State v. Staley
2021 Ohio 3086
Ohio Ct. App.2021Background
- On August 1, 2019, off-duty Cincinnati police Officer Carlos Sherman (working for 3CDC) encountered Sonya Staley lying on a bench in Ziegler Park and asked her to sit up or leave under park rules prohibiting lying on benches.
- Sherman repeatedly instructed Staley to leave; she initially gathered belongings and her child but repeatedly argued, used profane and racially derogatory epithets in a public park with children present, and delayed leaving while recording the officer.
- Sherman announced an arrest; Staley walked away, entered a basketball court, resisted handcuffing (pulled away on multiple attempts), and was ultimately arrested after another officer arrived.
- Staley was convicted at a bench trial of criminal trespass (R.C. 2911.21(A)(1)), disorderly conduct (R.C. 2917.11(A)(2)), and resisting arrest (R.C. 2921.33(A)).
- Before sentencing Staley moved for a new trial alleging Brady material (undisclosed citizen complaints against Sherman); the motion was filed well beyond the 14-day Crim.R. 33 deadline and was denied.
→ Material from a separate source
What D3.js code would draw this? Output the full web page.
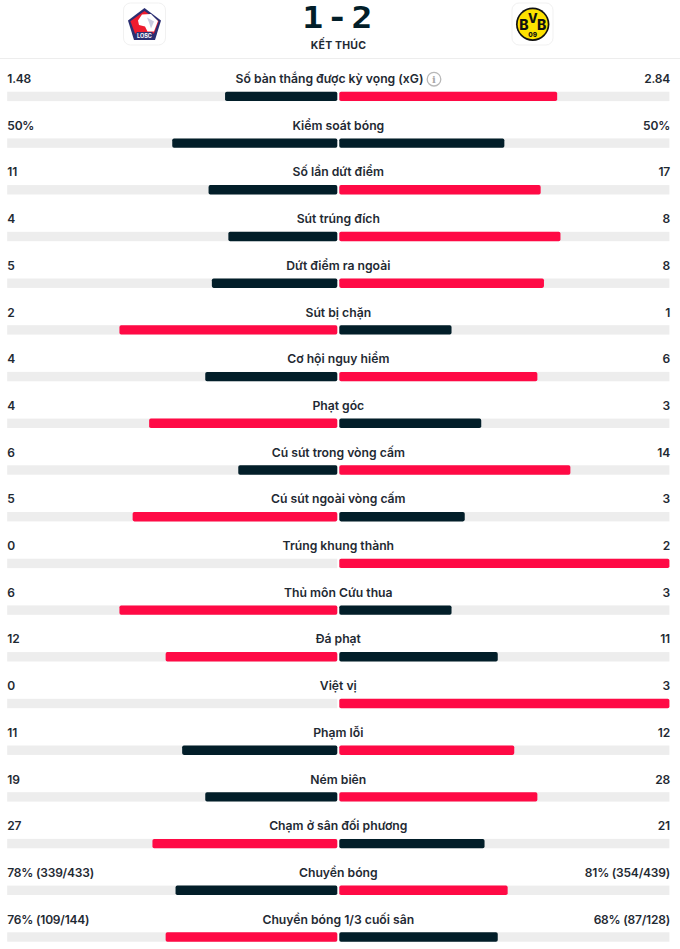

- On appeal Staley argued insufficiency/manifest weight of the evidence and Brady violations; the appellate court affirmed all convictions and the denial of the new-trial motion.
Issues
| Issue | Plaintiff's Argument | Defendant's Argument | Held |
|---|---|---|---|
| Criminal trespass — whether Staley was without privilege to remain and failed to leave when asked | State: Sherman, as 3CDC off-duty officer enforcing park/Cincinnati Park Board rules, validly revoked privilege; Staley did not promptly leave | Staley: Park is public; she had privilege and was leaving when arrested; 3CDC rule not established | Held: Officer had reasonable basis (park rule prohibits lying on benches); Staley delayed and repeatedly refused, supporting trespass conviction |
| Disorderly conduct — whether Staley’s speech was protected or constituted fighting words | State: Abusive, profane, racially derogatory language in presence of children and onlookers, plus aggressive conduct, amounted to fighting words causing alarm | Staley: Her speech did not cause alarm and was protected expression | Held: Totality of conduct (words + aggressive acts) were fighting words not protected; conviction sustained |
| Resisting arrest — whether arrest was lawful and whether officer’s force defeated defense | State: Arrest lawful because trespass and disorderly conduct supported probable cause; resistance preceded any force | Staley: No lawful arrest (claims no probable cause); excessive force (officer grabbed hair) negates resisting charge | Held: Arrest was lawful; force occurred after her resistance so excessive-force defense fails; resisting conviction sustained |
| Brady/prosecutorial misconduct — whether undisclosed citizen complaints were material and warranted new trial | State: No suppression of materially exculpatory evidence; late-filed motion and defendant failed to show materiality or unavoidable delay | Staley: Undisclosed citizen complaints impeach officer’s credibility and would have affected outcome | Held: Motion untimely (not unavoidably prevented) and defendant failed to show withheld complaints were materially exculpatory under Brady/Bagley/Johnston; denial affirmed |
Key Cases Cited
- State v. Jenks, 61 Ohio St.3d 259, 574 N.E.2d 492 (Ohio 1991) (standard for sufficiency review)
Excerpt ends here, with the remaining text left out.